→ EXERCISE TASK: Return a copy of each line that holds the string "matplotlib".

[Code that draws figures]
>> START

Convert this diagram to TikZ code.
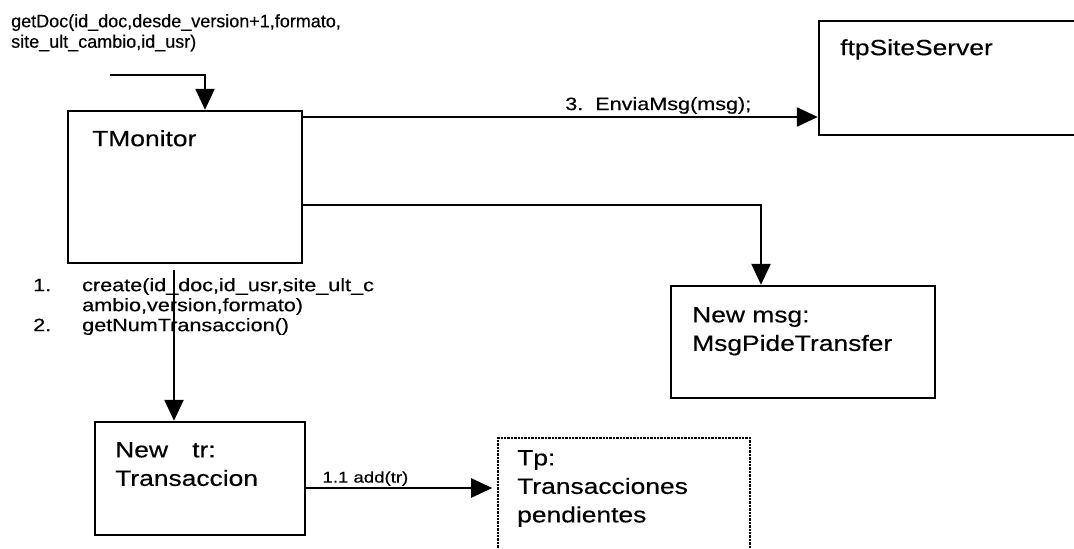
\documentclass[tikz,border=0pt]{standalone}
\usepackage{fontspec}
\setmainfont{Liberation Sans}[FakeStretch=1.2,FakeBold=0.4]
\newfontfamily\plainfont{Liberation Sans}[FakeBold=0.4]
\usetikzlibrary{arrows.meta,positioning}

\tikzset{
  objbox/.style={draw, line width=2.4pt, rectangle, inner sep=0pt},
  objtext/.style={anchor=north west, inner sep=0pt, align=left, font=\fontsize{22}{28.5}\selectfont},
  msgtext/.style={font=\fontsize{18}{20}\selectfont},
  msgarrow/.style={line width=2.4pt, -{Triangle[length=21pt,width=19pt]}},
}

\begin{document}
\begin{tikzpicture}[x=1pt,y=-1pt]
\useasboundingbox (0,0) rectangle (1074,549);

% objects
\node[objbox, minimum width=234pt, minimum height=152pt] (monitor) at (185,187) {};
\node[objbox, minimum width=262pt, minimum height=114pt] (ftp) at (950,78) {};
\node[objbox, minimum width=264pt, minimum height=112pt] (newmsg) at (803,342) {};
\node[objbox, minimum width=210pt, minimum height=113pt] (newtr) at (200,478.5) {};
\node[objbox, densely dotted, line width=1.6pt, minimum width=252pt, minimum height=130pt] (pend) at (624,503) {};

\node[objtext] (monitorname) at (92,130) {TMonitor};
\node[objtext] (ftpname) at (840,39) {ftpSiteServer};
\node[objtext] (newmsgname) at (692,307) {New msg:\\MsgPideTransfer};
\node[objtext] (newtrname) at (115,442) {New\hspace{1.1em}tr:\\Transaccion};
\node[objtext] (pendname) at (517,450) {Tp:\\Transacciones\\pendientes};

% messages
\coordinate (getin) at (110,75);
\node[anchor=north west, inner sep=0pt, align=left, font=\plainfont\fontsize{18}{20.5}\selectfont] (getdoc) at (11,14)
  {getDoc(id\_doc,desde\_version+1,formato,\\site\_ult\_cambio,id\_usr)};
\draw[msgarrow] (getin) -| ([xshift=20pt]monitor.north);

\draw[msgarrow] ([yshift=70pt]monitor.east) -- ([yshift=70pt]monitor.east -| ftp.west)
  node[msgtext, pos=0.69, above, inner sep=2pt] (enviamsg) {3.\ \ EnviaMsg(msg);};
\draw[msgarrow] ([yshift=-18pt]monitor.east) -| ([xshift=-42pt]newmsg.north);

\draw[msgarrow] ([xshift=-11pt,yshift=-6pt]monitor.south) -- ([xshift=-11pt]monitor.south |- newtr.north);
\node[msgtext, anchor=north west, inner sep=0pt] (calls) at (33,277)
  {\begin{tabular}{@{}p{49pt}@{}l@{}}
   1.&create(id\_doc,id\_usr,site\_ult\_c\\
     &ambio,version,formato)\\
   2.&getNumTransaccion()
   \end{tabular}};

\draw[msgarrow, shorten >=5pt] ([yshift=-9.5pt]newtr.east) -- ([yshift=-9.5pt]newtr.east -| pend.west)
  node[pos=0.31, above, inner sep=1pt, font=\fontsize{15.5}{18}\selectfont] (addtr) {1.1 add(tr)};
\end{tikzpicture}
\end{document}
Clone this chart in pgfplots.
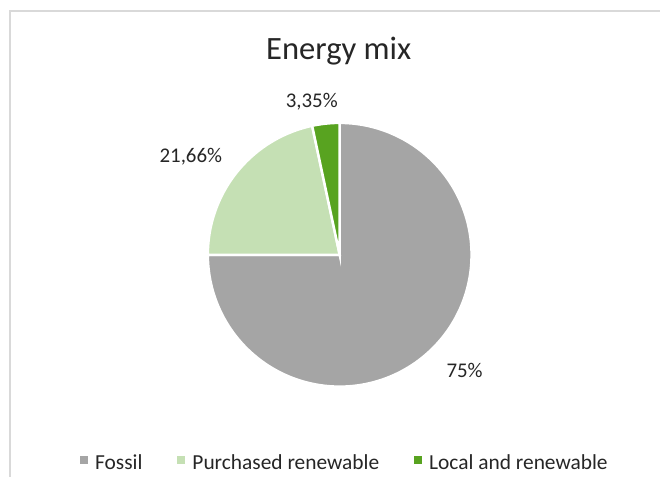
\documentclass[border=0pt]{standalone}
\usepackage{pgfplots}
\pgfplotsset{compat=1.18}
\usepackage{fontspec}
\setmainfont{Carlito}
\definecolor{fossil}{HTML}{A5A5A5}
\definecolor{purch}{HTML}{C5E0B4}
\definecolor{localg}{HTML}{58A320}
\definecolor{framec}{HTML}{D9D9D9}
\definecolor{txt}{HTML}{262626}
\begin{document}
\begin{tikzpicture}
% shares (percent)
\pgfmathsetmacro{\vA}{75}
\pgfmathsetmacro{\vB}{21.66}
\pgfmathsetmacro{\vC}{3.35}
\pgfmathsetmacro{\tot}{\vA+\vB+\vC}
\pgfmathsetmacro{\aA}{90}
\pgfmathsetmacro{\aB}{\aA-360*(\vA/\tot)}
\pgfmathsetmacro{\aC}{\aB-360*(\vB/\tot)}
\pgfmathsetmacro{\aD}{\aC-360*(\vC/\tot)}
\begin{axis}[
  width=661bp, height=477bp, scale only axis,
  xmin=0, xmax=661, ymin=0, ymax=477,
  hide axis, clip=false,
  legend columns=3,
  legend image code/.code={\fill[#1,draw=none] (0bp,-1bp) rectangle (8bp,7bp);},
  legend style={draw=none, fill=none, text=txt,
    font=\fontsize{21.5}{25}\selectfont,
    at={(axis cs:77,14)}, anchor=base west,
    nodes={inner xsep=0pt, inner ysep=1pt},
    /tikz/every odd column/.append style={column sep=7bp},
    /tikz/every even column/.append style={column sep=35bp}},
]
\path (axis cs:0,0) rectangle (axis cs:661,477);
\draw[framec, line width=1.2bp] (axis cs:10,0) -- (axis cs:10,466) -- (axis cs:661,466);
\addplot[draw=white, line width=2.5bp, fill=fossil, domain=\aB:\aA, samples=150, variable=\t]
  ({340+132*cos(\t)},{222+132*sin(\t)}) -- (axis cs:340,222) -- cycle;
\addlegendentry{Fossil}
\addplot[draw=white, line width=2.5bp, fill=purch, domain=\aC:\aB, samples=60, variable=\t]
  ({340+132*cos(\t)},{222+132*sin(\t)}) -- (axis cs:340,222) -- cycle;
\addlegendentry{Purchased renewable}
\addplot[draw=white, line width=2.5bp, fill=localg, domain=\aD:\aC, samples=12, variable=\t]
  ({340+132*cos(\t)},{222+132*sin(\t)}) -- (axis cs:340,222) -- cycle;
\addlegendentry{Local and renewable}
\node[anchor=base, text=txt, font=\fontsize{32.7}{38}\selectfont] at (axis cs:339,417) {Energy mix};
\node[anchor=base, text=txt, font=\fontsize{21}{25}\selectfont] at (axis cs:312,369) {3,35\%};
\node[anchor=base, text=txt, font=\fontsize{21}{25}\selectfont] at (axis cs:191,314) {21,66\%};
\node[anchor=base, text=txt, font=\fontsize{21}{25}\selectfont] at (axis cs:465,99) {75\%};
\end{axis}
\end{tikzpicture}
\end{document}
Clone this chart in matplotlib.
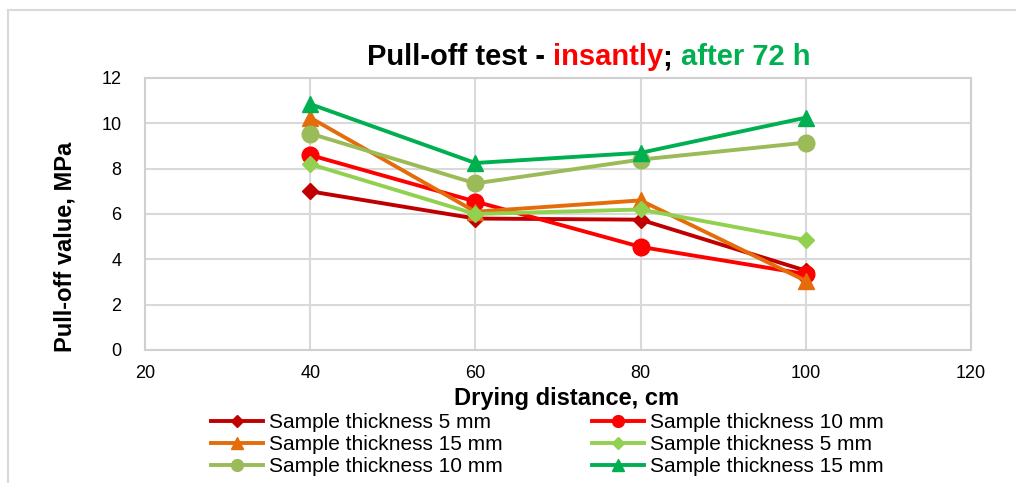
import matplotlib.pyplot as plt
from matplotlib.lines import Line2D

plt.rcParams['font.family'] = ['Liberation Sans', 'DejaVu Sans']

# Drying distance, cm
distance = [40, 60, 80, 100]

# Pull-off values, MPa (insantly)
ins_5mm = [7.0, 5.8, 5.75, 3.5]
ins_10mm = [8.6, 6.55, 4.55, 3.35]
ins_15mm = [10.25, 6.1, 6.6, 3.05]
# Pull-off values, MPa (after 72 h)
h72_5mm = [8.2, 6.0, 6.2, 4.85]
h72_10mm = [9.55, 7.35, 8.4, 9.15]
h72_15mm = [10.85, 8.25, 8.7, 10.25]

labels = ['Sample thickness 5 mm', 'Sample thickness 10 mm', 'Sample thickness 15 mm',
          'Sample thickness 5 mm', 'Sample thickness 10 mm', 'Sample thickness 15 mm']
series = [ins_5mm, ins_10mm, ins_15mm, h72_5mm, h72_10mm, h72_15mm]
colors = ['#C00000', '#FF0000', '#E46C0A', '#92D050', '#9BBB59', '#00B050']
markers = ['D', 'o', '^', 'D', 'o', '^']
msizes = [8, 12, 12, 8, 12, 12]

fig = plt.figure(figsize=(10.16, 4.83), dpi=100)
ax = fig.add_axes([145 / 1016, 1 - 350 / 483, (971 - 145) / 1016, (350 - 78) / 483])

for y, c, m, ms, lab in zip(series, colors, markers, msizes, labels):
    ax.plot(distance, y, color=c, lw=2.8, marker=m, ms=ms, label=lab, zorder=3)

ax.set_xlim(20, 120)
ax.set_ylim(0, 12)
ax.set_xticks(range(20, 121, 20))
ax.set_yticks(range(0, 13, 2))
ax.grid(True, color='#D9D9D9', lw=1.5)
ax.set_axisbelow(True)
for s in ax.spines.values():
    s.set_color('#D0D0D0')
    s.set_linewidth(1.5)
ax.tick_params(length=0, labelsize=13, colors='black')
ax.tick_params(axis='y', pad=17)
ax.tick_params(axis='x', pad=11)

ax.set_xlabel('Drying distance, cm', fontsize=17, fontweight='bold')
ax.set_ylabel('Pull-off value, MPa', fontsize=17, fontweight='bold')
ax.xaxis.set_label_coords(0.51, -0.135)
ax.yaxis.set_label_coords(-0.083, 0.38)

# title in three colours
tsize = 21
t1 = fig.text(367 / 1016, 1 - 65 / 483, 'Pull-off test - ', fontsize=tsize,
              fontweight='bold', color='black')
t2 = fig.text(0, 0, 'insantly', fontsize=tsize, fontweight='bold', color='#FF0000')
t3 = fig.text(0, 0, '; ', fontsize=tsize, fontweight='bold', color='black')
t4 = fig.text(0, 0, 'after 72 h', fontsize=tsize, fontweight='bold', color='#00B050')
fig.canvas.draw()
r = fig.canvas.get_renderer()
prev = t1
for t in (t2, t3, t4):
    bb = prev.get_window_extent(r)
    x0 = bb.x1 / fig.bbox.width
    t.set_position((x0, t1.get_position()[1]))
    fig.canvas.draw()
    prev = t

# legend, filled row by row
lsizes = [6, 8.5, 8.5, 6, 8.5, 8.5]
handles = [Line2D([], [], color=c, lw=2.8, marker=m, ms=ms)
           for c, m, ms in zip(colors, markers, lsizes)]
order = [0, 2, 4, 1, 3, 5]
fig.legend([handles[i] for i in order], [labels[i] for i in order], ncol=2,
           loc='upper left', bbox_to_anchor=(211 / 1016, 1 - 413 / 483),
           frameon=False, fontsize=15, handlelength=2.5, handletextpad=0.3,
           columnspacing=4.25, labelspacing=0.14, borderpad=0, borderaxespad=0)

# chart area frame
fig.add_artist(Line2D([8 / 1016, 1], [1 - 10 / 483, 1 - 10 / 483],
                      transform=fig.transFigure, color='#D9D9D9', lw=1.5))
fig.add_artist(Line2D([8 / 1016, 8 / 1016], [0, 1 - 10 / 483],
                      transform=fig.transFigure, color='#D9D9D9', lw=1.5))

fig.savefig('out.png', dpi=100)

>> END

→ ANSWER TO THE TASK:
Clone this chart in matplotlib.
import matplotlib.pyplot as plt
from matplotlib.lines import Line2D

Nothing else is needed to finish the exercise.